■ **Task to complete**:
Print, without altering anything, the lines from the one that holds "Write a Python" to the one that holds "import pandas as pd", inclusive. No other lines belong in the output.

* * * *

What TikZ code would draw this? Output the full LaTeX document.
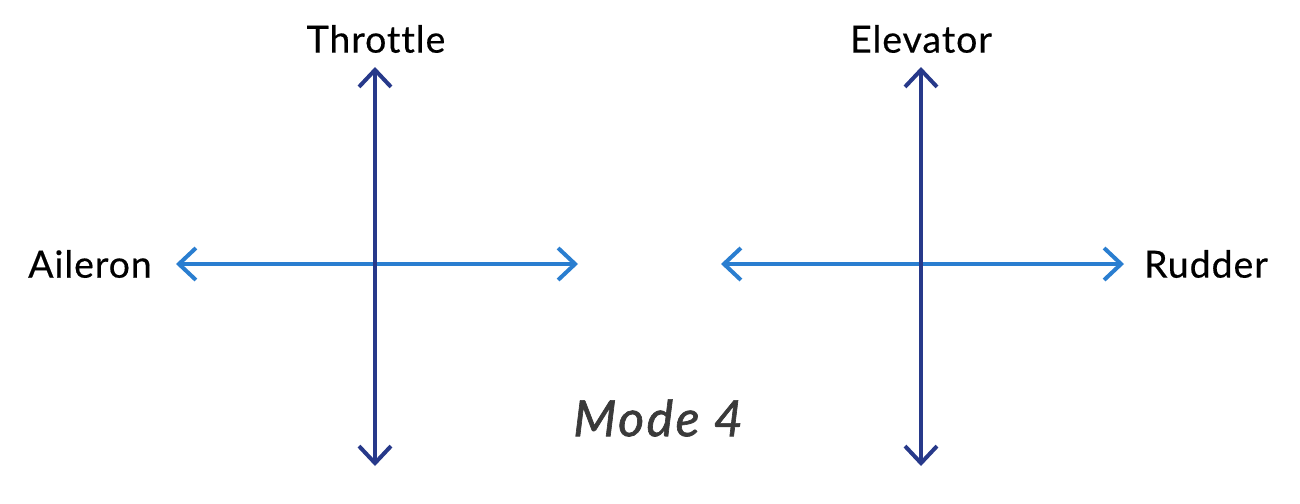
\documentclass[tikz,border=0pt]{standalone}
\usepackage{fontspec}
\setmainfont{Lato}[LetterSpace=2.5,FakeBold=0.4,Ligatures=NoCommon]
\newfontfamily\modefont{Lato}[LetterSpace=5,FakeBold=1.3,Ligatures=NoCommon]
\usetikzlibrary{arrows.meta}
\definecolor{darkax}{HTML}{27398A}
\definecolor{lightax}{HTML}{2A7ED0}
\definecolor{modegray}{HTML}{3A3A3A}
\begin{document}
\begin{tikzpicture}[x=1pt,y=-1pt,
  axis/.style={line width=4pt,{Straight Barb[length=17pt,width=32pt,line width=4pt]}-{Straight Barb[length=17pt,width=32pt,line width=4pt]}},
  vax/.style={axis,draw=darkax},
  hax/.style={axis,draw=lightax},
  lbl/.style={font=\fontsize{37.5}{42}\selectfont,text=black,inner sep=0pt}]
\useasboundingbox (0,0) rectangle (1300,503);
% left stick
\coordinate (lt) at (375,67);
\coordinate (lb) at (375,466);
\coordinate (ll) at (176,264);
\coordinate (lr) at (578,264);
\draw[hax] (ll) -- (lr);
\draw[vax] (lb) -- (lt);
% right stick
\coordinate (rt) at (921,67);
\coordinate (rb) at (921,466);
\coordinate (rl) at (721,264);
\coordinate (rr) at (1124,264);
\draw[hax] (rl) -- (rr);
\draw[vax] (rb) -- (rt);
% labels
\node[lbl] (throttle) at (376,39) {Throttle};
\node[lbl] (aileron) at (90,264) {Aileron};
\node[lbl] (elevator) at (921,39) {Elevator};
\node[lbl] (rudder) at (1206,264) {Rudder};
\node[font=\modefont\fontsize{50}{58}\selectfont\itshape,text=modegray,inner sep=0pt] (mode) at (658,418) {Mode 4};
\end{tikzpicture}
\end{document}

* * * *

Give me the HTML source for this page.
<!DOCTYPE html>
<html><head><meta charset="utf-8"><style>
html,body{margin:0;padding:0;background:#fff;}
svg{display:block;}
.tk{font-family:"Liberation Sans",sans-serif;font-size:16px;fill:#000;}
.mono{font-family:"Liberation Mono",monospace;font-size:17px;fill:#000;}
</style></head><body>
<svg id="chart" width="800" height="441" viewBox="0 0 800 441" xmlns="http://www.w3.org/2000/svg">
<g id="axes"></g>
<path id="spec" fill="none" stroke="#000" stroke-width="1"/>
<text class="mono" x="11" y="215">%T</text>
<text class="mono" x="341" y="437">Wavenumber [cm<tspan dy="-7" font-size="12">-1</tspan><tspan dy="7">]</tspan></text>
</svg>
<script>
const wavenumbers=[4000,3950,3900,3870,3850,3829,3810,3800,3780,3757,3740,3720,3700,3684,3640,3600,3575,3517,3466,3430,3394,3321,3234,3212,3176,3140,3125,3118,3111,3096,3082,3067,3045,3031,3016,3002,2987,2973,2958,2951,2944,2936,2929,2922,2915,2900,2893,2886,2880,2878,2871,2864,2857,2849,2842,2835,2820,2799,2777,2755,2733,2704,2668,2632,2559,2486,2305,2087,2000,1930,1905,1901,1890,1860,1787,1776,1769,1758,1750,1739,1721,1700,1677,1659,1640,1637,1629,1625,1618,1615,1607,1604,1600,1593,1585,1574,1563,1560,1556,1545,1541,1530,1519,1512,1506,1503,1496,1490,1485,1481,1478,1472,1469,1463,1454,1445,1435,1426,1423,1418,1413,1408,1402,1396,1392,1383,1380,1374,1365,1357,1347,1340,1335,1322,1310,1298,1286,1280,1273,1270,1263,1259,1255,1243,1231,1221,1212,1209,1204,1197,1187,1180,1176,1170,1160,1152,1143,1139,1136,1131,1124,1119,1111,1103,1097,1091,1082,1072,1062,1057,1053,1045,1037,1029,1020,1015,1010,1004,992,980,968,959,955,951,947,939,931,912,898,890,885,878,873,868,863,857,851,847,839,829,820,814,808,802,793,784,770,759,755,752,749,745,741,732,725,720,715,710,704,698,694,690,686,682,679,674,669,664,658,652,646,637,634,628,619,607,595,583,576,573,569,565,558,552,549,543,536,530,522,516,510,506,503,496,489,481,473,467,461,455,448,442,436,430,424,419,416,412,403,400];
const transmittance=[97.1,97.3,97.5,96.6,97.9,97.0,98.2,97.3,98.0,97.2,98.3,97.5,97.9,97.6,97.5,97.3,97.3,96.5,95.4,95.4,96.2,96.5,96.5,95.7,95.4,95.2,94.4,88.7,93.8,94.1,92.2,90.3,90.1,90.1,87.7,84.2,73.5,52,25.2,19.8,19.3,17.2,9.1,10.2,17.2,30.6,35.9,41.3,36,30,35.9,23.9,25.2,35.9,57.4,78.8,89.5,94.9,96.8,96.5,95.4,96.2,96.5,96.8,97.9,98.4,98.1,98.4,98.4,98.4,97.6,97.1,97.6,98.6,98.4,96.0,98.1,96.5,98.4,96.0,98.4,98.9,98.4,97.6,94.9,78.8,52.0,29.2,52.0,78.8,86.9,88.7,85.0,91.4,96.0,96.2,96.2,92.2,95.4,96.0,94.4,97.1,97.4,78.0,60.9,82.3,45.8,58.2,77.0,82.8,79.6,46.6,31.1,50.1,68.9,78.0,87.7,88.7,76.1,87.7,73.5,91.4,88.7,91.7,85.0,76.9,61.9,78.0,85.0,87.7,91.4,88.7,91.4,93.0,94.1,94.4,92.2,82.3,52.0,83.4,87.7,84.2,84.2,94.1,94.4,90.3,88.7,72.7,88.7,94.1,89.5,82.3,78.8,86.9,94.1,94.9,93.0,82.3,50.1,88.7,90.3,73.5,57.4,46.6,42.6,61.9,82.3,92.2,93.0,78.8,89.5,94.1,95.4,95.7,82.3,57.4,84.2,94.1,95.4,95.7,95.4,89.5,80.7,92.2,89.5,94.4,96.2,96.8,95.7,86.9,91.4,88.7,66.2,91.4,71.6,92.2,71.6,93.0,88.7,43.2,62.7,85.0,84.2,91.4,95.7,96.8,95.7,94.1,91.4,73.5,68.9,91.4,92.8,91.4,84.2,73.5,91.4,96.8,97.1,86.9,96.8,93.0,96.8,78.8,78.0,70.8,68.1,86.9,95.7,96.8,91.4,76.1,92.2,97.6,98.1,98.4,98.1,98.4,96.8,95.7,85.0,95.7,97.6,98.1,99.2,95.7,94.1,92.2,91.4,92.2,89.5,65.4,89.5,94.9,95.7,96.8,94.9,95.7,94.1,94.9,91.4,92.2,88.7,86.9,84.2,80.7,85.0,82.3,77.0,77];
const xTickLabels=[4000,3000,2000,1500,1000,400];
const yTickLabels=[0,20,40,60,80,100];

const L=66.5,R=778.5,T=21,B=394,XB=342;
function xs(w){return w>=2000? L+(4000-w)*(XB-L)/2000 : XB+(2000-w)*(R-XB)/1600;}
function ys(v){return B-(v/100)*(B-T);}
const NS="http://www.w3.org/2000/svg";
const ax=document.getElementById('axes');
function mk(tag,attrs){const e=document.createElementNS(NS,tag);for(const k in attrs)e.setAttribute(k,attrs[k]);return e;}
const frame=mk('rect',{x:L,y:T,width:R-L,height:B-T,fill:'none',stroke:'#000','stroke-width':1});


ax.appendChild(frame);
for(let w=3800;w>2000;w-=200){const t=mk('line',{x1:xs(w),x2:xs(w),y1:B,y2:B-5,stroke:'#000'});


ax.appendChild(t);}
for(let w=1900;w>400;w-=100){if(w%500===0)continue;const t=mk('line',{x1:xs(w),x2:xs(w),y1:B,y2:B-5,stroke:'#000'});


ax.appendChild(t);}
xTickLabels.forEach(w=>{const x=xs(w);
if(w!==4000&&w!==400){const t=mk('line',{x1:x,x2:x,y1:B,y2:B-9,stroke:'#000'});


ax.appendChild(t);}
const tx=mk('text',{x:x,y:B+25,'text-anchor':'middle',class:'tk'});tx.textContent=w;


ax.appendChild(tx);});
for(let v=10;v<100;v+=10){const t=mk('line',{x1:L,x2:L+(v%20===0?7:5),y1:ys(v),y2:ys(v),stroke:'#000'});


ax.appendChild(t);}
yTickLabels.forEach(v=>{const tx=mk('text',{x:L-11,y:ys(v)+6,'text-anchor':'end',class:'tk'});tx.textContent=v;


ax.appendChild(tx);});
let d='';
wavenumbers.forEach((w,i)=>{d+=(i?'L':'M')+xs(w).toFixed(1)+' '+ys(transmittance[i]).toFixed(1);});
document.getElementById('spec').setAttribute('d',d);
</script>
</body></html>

* * * *

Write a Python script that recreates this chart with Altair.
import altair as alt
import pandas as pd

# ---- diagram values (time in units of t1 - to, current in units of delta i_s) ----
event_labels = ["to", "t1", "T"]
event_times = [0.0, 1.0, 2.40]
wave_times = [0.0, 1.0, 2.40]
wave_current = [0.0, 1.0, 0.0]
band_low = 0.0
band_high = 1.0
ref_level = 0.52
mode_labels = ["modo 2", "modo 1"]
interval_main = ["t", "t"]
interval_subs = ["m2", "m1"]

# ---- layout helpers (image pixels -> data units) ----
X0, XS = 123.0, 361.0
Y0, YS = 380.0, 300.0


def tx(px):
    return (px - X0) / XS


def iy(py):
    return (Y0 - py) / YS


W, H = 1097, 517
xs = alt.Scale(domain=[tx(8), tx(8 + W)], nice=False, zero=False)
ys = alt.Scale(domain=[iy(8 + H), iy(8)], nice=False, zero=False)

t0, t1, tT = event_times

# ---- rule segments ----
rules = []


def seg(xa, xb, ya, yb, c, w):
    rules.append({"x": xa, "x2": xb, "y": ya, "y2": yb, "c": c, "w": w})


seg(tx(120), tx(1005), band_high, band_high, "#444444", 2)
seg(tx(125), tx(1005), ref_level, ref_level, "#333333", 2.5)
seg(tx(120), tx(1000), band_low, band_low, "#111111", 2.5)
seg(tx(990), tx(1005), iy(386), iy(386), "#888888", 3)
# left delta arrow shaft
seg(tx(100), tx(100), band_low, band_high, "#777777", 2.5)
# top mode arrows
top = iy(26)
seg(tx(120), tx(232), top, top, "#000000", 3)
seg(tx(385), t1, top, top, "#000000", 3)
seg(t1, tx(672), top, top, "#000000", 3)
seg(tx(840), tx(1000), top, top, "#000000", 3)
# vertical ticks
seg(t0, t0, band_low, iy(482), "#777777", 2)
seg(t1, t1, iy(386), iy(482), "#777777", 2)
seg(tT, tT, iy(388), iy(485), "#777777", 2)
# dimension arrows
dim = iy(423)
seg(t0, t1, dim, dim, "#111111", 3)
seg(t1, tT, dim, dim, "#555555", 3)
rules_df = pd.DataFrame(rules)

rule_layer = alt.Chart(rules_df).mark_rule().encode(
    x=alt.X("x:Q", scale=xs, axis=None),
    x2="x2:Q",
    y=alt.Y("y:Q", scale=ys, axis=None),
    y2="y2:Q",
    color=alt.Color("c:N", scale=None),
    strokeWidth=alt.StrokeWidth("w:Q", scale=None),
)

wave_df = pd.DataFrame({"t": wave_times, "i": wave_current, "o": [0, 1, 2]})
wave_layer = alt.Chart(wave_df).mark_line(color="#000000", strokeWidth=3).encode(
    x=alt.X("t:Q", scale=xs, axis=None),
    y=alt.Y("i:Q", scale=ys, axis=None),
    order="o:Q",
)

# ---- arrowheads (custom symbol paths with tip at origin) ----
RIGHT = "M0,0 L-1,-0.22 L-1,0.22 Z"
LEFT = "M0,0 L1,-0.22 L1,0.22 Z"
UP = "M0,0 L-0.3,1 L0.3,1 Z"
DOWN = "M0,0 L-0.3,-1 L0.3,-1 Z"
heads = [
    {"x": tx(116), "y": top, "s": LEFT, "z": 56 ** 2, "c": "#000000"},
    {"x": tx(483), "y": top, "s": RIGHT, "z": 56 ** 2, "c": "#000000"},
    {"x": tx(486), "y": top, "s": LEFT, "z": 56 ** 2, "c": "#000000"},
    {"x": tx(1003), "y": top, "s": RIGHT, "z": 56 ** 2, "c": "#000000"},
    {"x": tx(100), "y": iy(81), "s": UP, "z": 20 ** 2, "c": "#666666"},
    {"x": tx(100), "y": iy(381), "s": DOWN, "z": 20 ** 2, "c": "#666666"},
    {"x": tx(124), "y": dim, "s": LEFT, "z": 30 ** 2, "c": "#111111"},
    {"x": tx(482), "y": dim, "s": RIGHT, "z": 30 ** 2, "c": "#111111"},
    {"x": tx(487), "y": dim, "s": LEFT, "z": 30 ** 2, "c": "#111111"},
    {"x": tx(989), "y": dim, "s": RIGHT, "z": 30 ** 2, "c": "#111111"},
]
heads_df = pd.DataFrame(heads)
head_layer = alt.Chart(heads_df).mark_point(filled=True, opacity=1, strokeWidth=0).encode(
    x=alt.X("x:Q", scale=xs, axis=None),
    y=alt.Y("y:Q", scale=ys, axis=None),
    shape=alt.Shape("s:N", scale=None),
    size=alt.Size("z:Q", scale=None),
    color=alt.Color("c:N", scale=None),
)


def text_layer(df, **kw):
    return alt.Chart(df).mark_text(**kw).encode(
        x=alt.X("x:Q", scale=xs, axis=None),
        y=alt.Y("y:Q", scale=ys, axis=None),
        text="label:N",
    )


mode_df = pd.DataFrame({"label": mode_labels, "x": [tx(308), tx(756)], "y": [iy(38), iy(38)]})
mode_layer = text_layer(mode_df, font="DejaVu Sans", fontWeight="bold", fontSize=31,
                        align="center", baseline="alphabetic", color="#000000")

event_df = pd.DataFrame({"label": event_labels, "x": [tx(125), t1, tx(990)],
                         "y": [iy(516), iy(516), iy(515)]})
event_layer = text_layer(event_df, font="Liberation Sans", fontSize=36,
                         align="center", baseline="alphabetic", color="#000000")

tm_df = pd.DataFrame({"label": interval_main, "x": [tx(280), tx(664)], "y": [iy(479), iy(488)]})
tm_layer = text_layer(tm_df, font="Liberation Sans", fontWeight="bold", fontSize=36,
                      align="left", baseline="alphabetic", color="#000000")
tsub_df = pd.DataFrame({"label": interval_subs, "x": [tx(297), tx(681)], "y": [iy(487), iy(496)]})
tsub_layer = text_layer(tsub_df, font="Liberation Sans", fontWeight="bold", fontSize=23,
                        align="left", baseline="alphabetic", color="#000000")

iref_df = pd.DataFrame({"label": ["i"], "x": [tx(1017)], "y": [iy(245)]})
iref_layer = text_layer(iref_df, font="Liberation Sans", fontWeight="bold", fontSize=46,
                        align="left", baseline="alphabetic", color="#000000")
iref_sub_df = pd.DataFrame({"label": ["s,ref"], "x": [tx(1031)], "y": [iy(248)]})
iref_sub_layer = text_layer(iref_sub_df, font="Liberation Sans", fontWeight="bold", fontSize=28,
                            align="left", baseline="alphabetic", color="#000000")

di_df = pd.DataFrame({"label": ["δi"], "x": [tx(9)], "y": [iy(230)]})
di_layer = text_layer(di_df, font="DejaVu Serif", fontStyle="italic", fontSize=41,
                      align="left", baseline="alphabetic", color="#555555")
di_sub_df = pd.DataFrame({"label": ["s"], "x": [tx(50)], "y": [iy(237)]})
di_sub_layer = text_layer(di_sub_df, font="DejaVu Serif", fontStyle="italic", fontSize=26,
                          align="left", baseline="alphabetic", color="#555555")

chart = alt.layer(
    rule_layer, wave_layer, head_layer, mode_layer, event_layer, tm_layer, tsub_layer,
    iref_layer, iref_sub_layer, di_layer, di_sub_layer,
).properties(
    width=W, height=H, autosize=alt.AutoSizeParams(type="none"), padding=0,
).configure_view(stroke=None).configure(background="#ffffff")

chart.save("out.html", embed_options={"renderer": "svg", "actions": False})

* * * *

■ **Output of the exercise**:
Write a Python script that recreates this chart with Altair.
import altair as alt
import pandas as pd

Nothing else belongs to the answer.